Нобелевская лекция 1993 - страница 2

стр.

Она убеждена, что когда умирает язык — вследствие небрежности, неприменения, пренебрежения, безразличия, — или когда его убивают по указу, в его гибели виновата и сама она, и все, кто пользуется языком, кто создает его. В ее стране дети поотрывали себе языки и используют пули, чтобы преодолеть безгласность, лишенную и лишающую речи, речи, от которой отказались взрослые, речи, которой они не пользуются ни для того, чтобы найти смысл, ни для того, чтобы руководить, ни для того, чтобы высказать любовь. Но она знает, что на убийство собственного языка способны не только дети. К этому склонны инфантильные главы государств и торговцы властью, чья зияющая пустотами речь никак не связана с уцелевшими у них человеческими побуждениями — ведь они говорят только с теми, кто подчиняется им или только для того, чтобы добиться подчинения.

Систематическое разграбление языка можно определить по склонности его носителей забывать о его тонких, сложных, повивальных свойствах во имя угрозы и порабощения. Деспотический язык не только определяет насилие — он сам насилие; не только определяет границы знании, но ограничивает знание. Будь это темный государственный язык, или псевдоязык безмозглой медиа, или высокомерный, но окостеневший академический язык, или продающийся вразнос язык науки; будь это тлетворный язык закона-лишенного-нравственности или язык, предназначенный для отчуждения национальных меньшинств, прячущий под литературной наглостью расистскую суть, — его следует отбросить, выхолостить, разоблачить. Это язык-кровопийца, хорошо защищенный, прячущий под покровами респектабельности и патриотизма свои фашистские сапоги, непрерывно опускающийся к самым нижним пределам, к пучине разума. Сексистский язык, расистский язык, теистский язык — вот типичные языки власти, они не могут позволить и не позволяют появиться новому знанию, они препятствуют обмену идеями.
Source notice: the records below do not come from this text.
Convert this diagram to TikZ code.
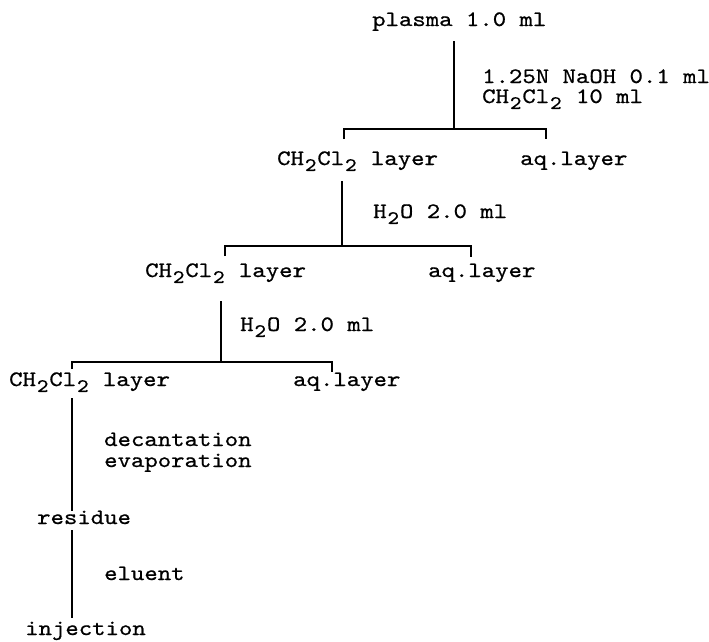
\documentclass[tikz,border=0pt]{standalone}
\usepackage{fontspec}
\newfontfamily\tx{lmmono10-regular.otf}[FakeStretch=1.16,FakeBold=0.7]
% lowered digit occupying one monospace cell
\newcommand\lo[1]{\raisebox{-0.27em}{\makebox[0.609em][c]{\fontsize{19}{19}\selectfont#1}}}
\begin{document}
\begin{tikzpicture}[x=1pt,y=-1pt,
  txt/.style={anchor=base west, inner sep=0pt, font=\tx\fontsize{22}{24}\selectfont},
  link/.style={line width=1.8pt}]
\useasboundingbox (0,0) rectangle (709,641);

% texts
\node[txt] (plasma) at (372,26)  {plasma 1.0 ml};
\node[txt] (r1a)    at (482,83)  {1.25N NaOH 0.1 ml};
\node[txt] (r1b)    at (482,103) {CH\lo2Cl\lo2 10 ml};
\node[txt] (org1)   at (277,165) {CH\lo2Cl\lo2 layer};
\node[txt] (aq1)    at (520,165) {aq.layer};
\node[txt] (r2)     at (373,218) {H\lo2O 2.0 ml};
\node[txt] (org2)   at (145,277) {CH\lo2Cl\lo2 layer};
\node[txt] (aq2)    at (428,277) {aq.layer};
\node[txt] (r3)     at (240,331) {H\lo2O 2.0 ml};
\node[txt] (org3)   at (9,386)   {CH\lo2Cl\lo2 layer};
\node[txt] (aq3)    at (293,386) {aq.layer};
\node[txt] (r4a)    at (104,446) {decantation};
\node[txt] (r4b)    at (104,467) {evaporation};
\node[txt] (res)    at (37,524)  {residue};
\node[txt] (r5)     at (104,580) {eluent};
\node[txt] (inj)    at (25,635)  {injection};

% first extraction
\coordinate (s1) at (454,129);
\coordinate (b1l) at (344,139);
\coordinate (b1r) at (546,139);
\draw[link] ([yshift=-10pt]plasma.south -| s1) -- (s1);
\draw[link] (b1l) |- (s1) -| (b1r);

% second extraction
\coordinate (s2) at (342,246);
\coordinate (b2l) at (225,256);
\coordinate (b2r) at (471,257);
\draw[link] ([yshift=-10pt]org1.south -| s2) -- (s2);
\draw[link] (b2l) |- (s2) -| (b2r);

% third extraction
\coordinate (s3) at (221,362);
\coordinate (b3l) at (72,369);
\coordinate (b3r) at (332,372);
\draw[link] ([yshift=-18pt]org2.south -| s3) -- (s3);
\draw[link] (b3l) |- (s3) -| (b3r);

% work-up of the organic layer
\coordinate (c1) at (72,398);
\coordinate (c2) at (72,511);
\coordinate (c3) at (72,530);
\coordinate (c4) at (72,618);
\draw[link] (c1) -- (c2);
\draw[link] (c3) -- (c4);
\end{tikzpicture}
\end{document}
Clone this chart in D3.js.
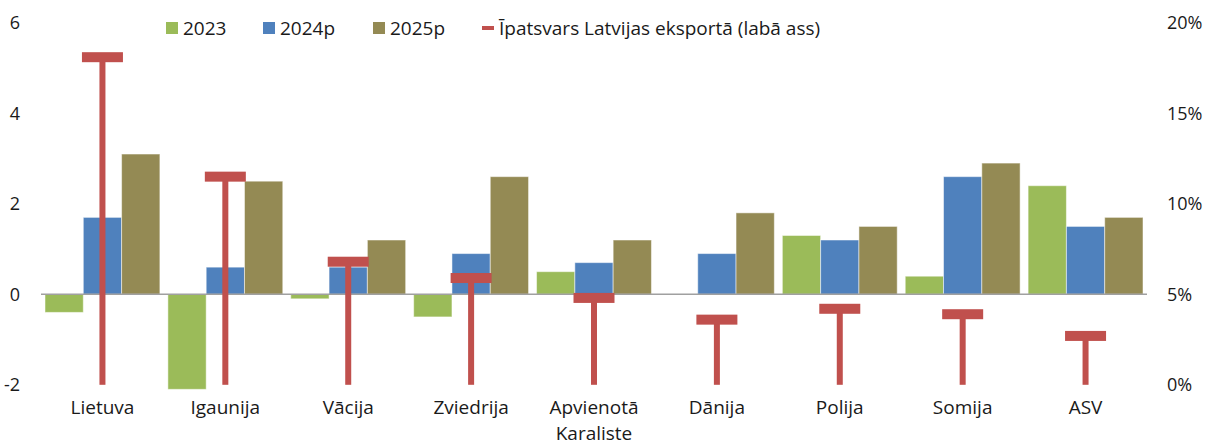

Старуха полностью сознает, что ни корыстолюбца-интеллектуала, ни алчного диктатора, ни продажного политика или демагога, ни обманщика-журналиста не убедят ее размышления. Существует и будет существовать язык воспламеняющий, способный вооружить граждан, чтобы они убивали друг друга на площадях и в зданиях суда, в почтовых отделениях, в спальнях, на аллеях и бульварах; язык взволнованный и возвеличивающий, но не говорящий ни слова о горечи и опустошении, вызванных ненужной гибелью людей. Существует и будет существовать далее уклончивый язык, одобряющий насилие, пытки, убийство. Существует и будет существовать далее обольстительный язык-мутант, предназначенный для того, чтобы душить женщин, забивая им горло, как гусиным паштетом, их собственными непроизносимыми, переходящими все границы словами; он будет скорее языком надзора, маскирующегося под исследование; языком политики и истории, пытающихся умолчать о страданиях миллионов; языком, заставляющим трепетать разочарованного, а ограбленного броситься на соседей, высокомерный псевдоэмнирический язык, ловко запирающий творческую личность в клетку неполноценности и отчаяния.

Однако, скрытое под красноречием, романтическим ореолом, учеными ассоциациями, волнующее или соблазнительное, сердце такого языка ослабевает или, возможно, не бьется совсем — если птица уже мертва.

Она думала о том, чем могла бы быть история любой дисциплины, если бы от нее не требовалось, чтобы она тратила жизнь и время — как предписывают рационализация и господствующие представления — на фатальные рассуждения об исключительности, перекрывающие доступ к знанию как для исключающего так и для исключения.

То, что Вавилонская башня не была воздвигнута, принято считать несчастьем. Распри — или тяжесть многих языков — помешали возвести ее. Единый язык мог бы помочь строительству, и небеса стали бы досягаемы. Чьи небеса? — задает она вопрос. Какие? Возможно, достижение Рая оказалось бы преждевременным, опрометчивым, если ни у кого не нашлось времени понять другие языки, другие взгляды, другое изложение фактов. Если бы нашлось, воображаемый Рай мог бы обнаружиться у них под ногами. Разумеется, запутанный, требовательный, но Рай, увиденный как жизнь, а не как небеса загробного существования.